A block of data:

########

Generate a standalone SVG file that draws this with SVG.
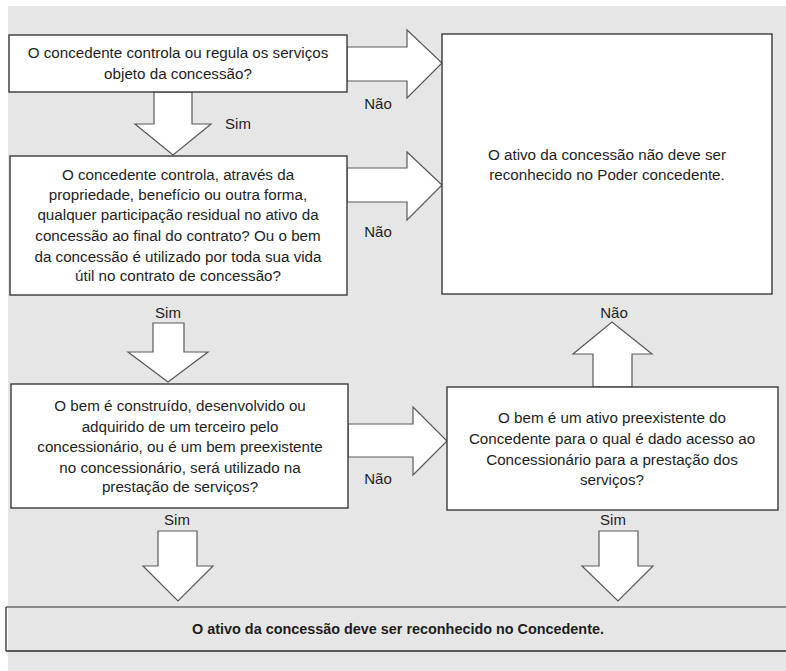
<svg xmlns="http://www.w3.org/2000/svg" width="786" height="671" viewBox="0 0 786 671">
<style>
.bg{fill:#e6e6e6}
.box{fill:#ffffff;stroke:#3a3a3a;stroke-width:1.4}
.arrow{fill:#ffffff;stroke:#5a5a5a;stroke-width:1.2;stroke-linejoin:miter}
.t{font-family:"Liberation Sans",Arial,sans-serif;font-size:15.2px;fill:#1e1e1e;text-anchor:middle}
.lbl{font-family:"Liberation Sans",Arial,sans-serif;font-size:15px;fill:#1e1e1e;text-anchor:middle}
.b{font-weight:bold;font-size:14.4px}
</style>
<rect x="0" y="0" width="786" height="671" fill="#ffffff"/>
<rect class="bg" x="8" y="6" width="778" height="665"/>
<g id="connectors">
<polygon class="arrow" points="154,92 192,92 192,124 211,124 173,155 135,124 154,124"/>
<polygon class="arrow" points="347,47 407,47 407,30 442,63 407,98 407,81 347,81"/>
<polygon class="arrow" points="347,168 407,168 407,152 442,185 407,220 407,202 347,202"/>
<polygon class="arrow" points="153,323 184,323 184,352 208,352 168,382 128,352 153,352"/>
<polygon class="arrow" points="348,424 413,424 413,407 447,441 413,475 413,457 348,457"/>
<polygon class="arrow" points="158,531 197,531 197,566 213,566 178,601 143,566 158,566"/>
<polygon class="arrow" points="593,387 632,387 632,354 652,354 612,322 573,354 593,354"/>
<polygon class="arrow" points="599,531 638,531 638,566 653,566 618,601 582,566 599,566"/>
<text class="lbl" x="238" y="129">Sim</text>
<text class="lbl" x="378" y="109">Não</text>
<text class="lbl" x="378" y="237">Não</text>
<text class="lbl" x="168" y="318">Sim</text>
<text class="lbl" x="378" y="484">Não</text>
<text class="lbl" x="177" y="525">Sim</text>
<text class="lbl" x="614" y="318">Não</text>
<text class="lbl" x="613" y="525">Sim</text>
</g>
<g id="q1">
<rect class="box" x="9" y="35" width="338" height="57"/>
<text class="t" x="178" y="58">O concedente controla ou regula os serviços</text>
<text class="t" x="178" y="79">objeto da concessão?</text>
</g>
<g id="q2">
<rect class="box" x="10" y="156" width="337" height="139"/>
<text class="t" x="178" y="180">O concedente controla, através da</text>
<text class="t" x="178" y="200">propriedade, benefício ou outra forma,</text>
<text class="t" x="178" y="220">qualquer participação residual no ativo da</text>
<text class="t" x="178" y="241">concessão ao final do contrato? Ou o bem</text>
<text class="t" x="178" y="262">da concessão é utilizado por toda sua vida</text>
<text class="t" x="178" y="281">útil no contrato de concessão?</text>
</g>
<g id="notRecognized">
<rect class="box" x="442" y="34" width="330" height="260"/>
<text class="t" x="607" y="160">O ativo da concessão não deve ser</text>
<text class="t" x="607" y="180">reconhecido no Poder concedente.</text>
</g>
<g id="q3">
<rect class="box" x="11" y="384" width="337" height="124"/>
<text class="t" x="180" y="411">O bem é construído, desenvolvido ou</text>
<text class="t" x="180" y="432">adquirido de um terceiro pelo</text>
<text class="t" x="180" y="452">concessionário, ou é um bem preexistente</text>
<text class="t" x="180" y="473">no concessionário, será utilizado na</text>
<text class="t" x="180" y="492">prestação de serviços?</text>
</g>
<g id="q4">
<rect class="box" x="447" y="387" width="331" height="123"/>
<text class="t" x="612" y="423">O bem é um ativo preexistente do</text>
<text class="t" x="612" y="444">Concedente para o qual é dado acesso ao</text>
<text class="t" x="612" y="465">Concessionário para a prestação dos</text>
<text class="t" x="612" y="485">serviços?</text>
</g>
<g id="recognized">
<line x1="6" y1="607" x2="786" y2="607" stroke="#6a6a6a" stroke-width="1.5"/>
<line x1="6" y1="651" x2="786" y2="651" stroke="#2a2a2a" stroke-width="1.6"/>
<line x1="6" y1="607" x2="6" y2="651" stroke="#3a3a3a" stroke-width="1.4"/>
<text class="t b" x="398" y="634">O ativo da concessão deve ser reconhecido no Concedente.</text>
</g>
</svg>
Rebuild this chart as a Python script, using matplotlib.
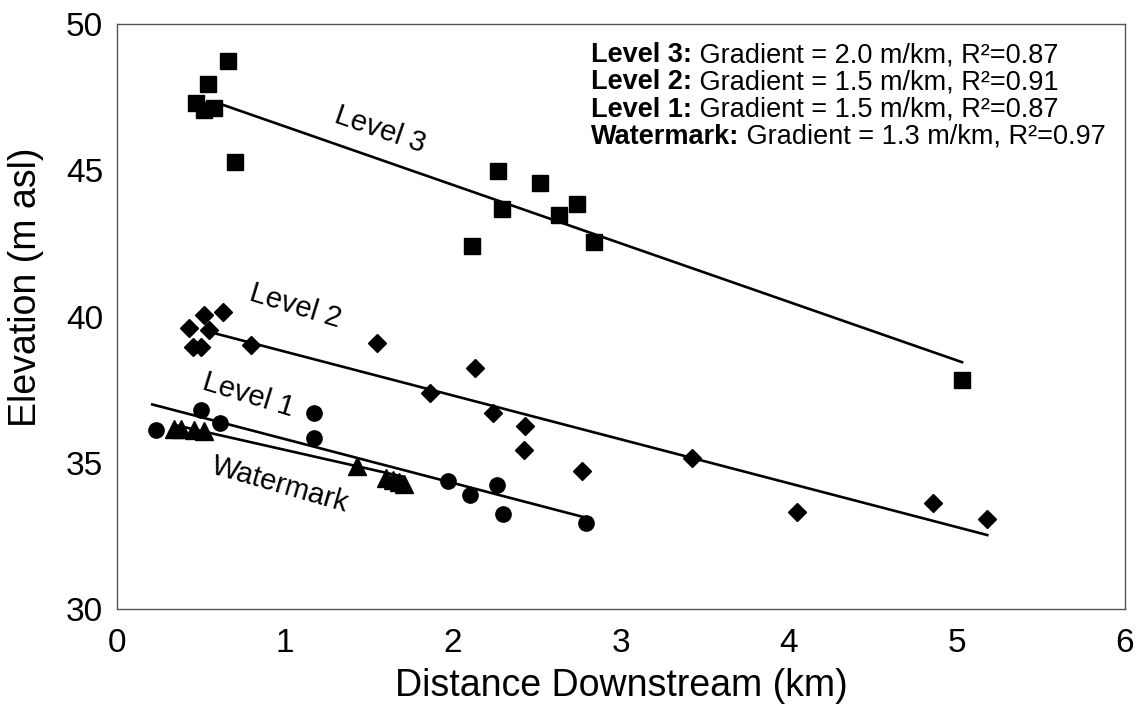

########

Your task: Your task is to return the entries above exactly, with no pictures.

Output of the exercise:
Generate a standalone SVG file that draws this with SVG.
<svg xmlns="http://www.w3.org/2000/svg" width="786" height="671" viewBox="0 0 786 671">
<style>
.bg{fill:#e6e6e6}
.box{fill:#ffffff;stroke:#3a3a3a;stroke-width:1.4}
.arrow{fill:#ffffff;stroke:#5a5a5a;stroke-width:1.2;stroke-linejoin:miter}
.t{font-family:"Liberation Sans",Arial,sans-serif;font-size:15.2px;fill:#1e1e1e;text-anchor:middle}
.lbl{font-family:"Liberation Sans",Arial,sans-serif;font-size:15px;fill:#1e1e1e;text-anchor:middle}
.b{font-weight:bold;font-size:14.4px}
</style>
<rect x="0" y="0" width="786" height="671" fill="#ffffff"/>
<rect class="bg" x="8" y="6" width="778" height="665"/>
<g id="connectors">
<polygon class="arrow" points="154,92 192,92 192,124 211,124 173,155 135,124 154,124"/>
<polygon class="arrow" points="347,47 407,47 407,30 442,63 407,98 407,81 347,81"/>
<polygon class="arrow" points="347,168 407,168 407,152 442,185 407,220 407,202 347,202"/>
<polygon class="arrow" points="153,323 184,323 184,352 208,352 168,382 128,352 153,352"/>
<polygon class="arrow" points="348,424 413,424 413,407 447,441 413,475 413,457 348,457"/>
<polygon class="arrow" points="158,531 197,531 197,566 213,566 178,601 143,566 158,566"/>
<polygon class="arrow" points="593,387 632,387 632,354 652,354 612,322 573,354 593,354"/>
<polygon class="arrow" points="599,531 638,531 638,566 653,566 618,601 582,566 599,566"/>
<text class="lbl" x="238" y="129">Sim</text>
<text class="lbl" x="378" y="109">Não</text>
<text class="lbl" x="378" y="237">Não</text>
<text class="lbl" x="168" y="318">Sim</text>
<text class="lbl" x="378" y="484">Não</text>
<text class="lbl" x="177" y="525">Sim</text>
<text class="lbl" x="614" y="318">Não</text>
<text class="lbl" x="613" y="525">Sim</text>
</g>
<g id="q1">
<rect class="box" x="9" y="35" width="338" height="57"/>
<text class="t" x="178" y="58">O concedente controla ou regula os serviços</text>
<text class="t" x="178" y="79">objeto da concessão?</text>
</g>
<g id="q2">
<rect class="box" x="10" y="156" width="337" height="139"/>
<text class="t" x="178" y="180">O concedente controla, através da</text>
<text class="t" x="178" y="200">propriedade, benefício ou outra forma,</text>
<text class="t" x="178" y="220">qualquer participação residual no ativo da</text>
<text class="t" x="178" y="241">concessão ao final do contrato? Ou o bem</text>
<text class="t" x="178" y="262">da concessão é utilizado por toda sua vida</text>
<text class="t" x="178" y="281">útil no contrato de concessão?</text>
</g>
<g id="notRecognized">
<rect class="box" x="442" y="34" width="330" height="260"/>
<text class="t" x="607" y="160">O ativo da concessão não deve ser</text>
<text class="t" x="607" y="180">reconhecido no Poder concedente.</text>
</g>
<g id="q3">
<rect class="box" x="11" y="384" width="337" height="124"/>
<text class="t" x="180" y="411">O bem é construído, desenvolvido ou</text>
<text class="t" x="180" y="432">adquirido de um terceiro pelo</text>
<text class="t" x="180" y="452">concessionário, ou é um bem preexistente</text>
<text class="t" x="180" y="473">no concessionário, será utilizado na</text>
<text class="t" x="180" y="492">prestação de serviços?</text>
</g>
<g id="q4">
<rect class="box" x="447" y="387" width="331" height="123"/>
<text class="t" x="612" y="423">O bem é um ativo preexistente do</text>
<text class="t" x="612" y="444">Concedente para o qual é dado acesso ao</text>
<text class="t" x="612" y="465">Concessionário para a prestação dos</text>
<text class="t" x="612" y="485">serviços?</text>
</g>
<g id="recognized">
<line x1="6" y1="607" x2="786" y2="607" stroke="#6a6a6a" stroke-width="1.5"/>
<line x1="6" y1="651" x2="786" y2="651" stroke="#2a2a2a" stroke-width="1.6"/>
<line x1="6" y1="607" x2="6" y2="651" stroke="#3a3a3a" stroke-width="1.4"/>
<text class="t b" x="398" y="634">O ativo da concessão deve ser reconhecido no Concedente.</text>
</g>
</svg>
Rebuild this chart as a Python script, using matplotlib.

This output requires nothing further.